I’m literally AND figuratively wearing a new hat these days.

Two actually. The first one is a partnership with the Japanese company eco+waza, which puts out a magazine and sells eco-friendly products from Japan. I’m designing cardboard projects for their packaging, (a cardboard box) and I’ll be posting a few of the projects here on The Cardboard Collective in the coming months.

The second is a project working as the Japan correspondent for Playscapes, a blog about the world’s best playgrounds. As you know I’m raising two eager young playground testers, and love play and design, so what better job is there?
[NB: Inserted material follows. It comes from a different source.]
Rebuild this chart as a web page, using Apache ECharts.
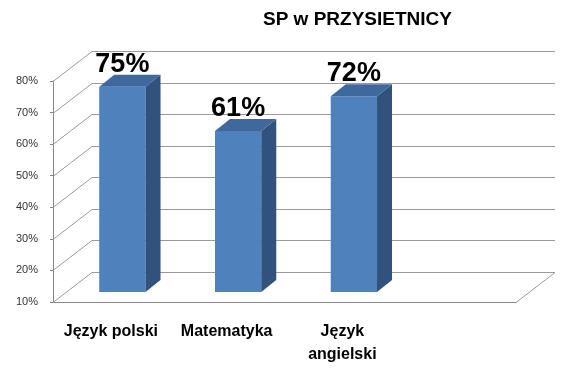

Find the most beautiful, inspiring and creative playgrounds near you HERE.

As for the paper bag hat that I’m wearing, I created it from a brown Kraft paper bag with this pattern by Angellea Designs. As a fledgling pattern designer myself, I have to say this pattern is just excellent. I made paper hats for the girls too, and they are going to provide perfect full sun coverage when we’re out foraging for summer berries this year. Although this hat isn’t water resistant, a sun hat is meant to be worn in the sun, and what hat could be lighter and easier to fold up?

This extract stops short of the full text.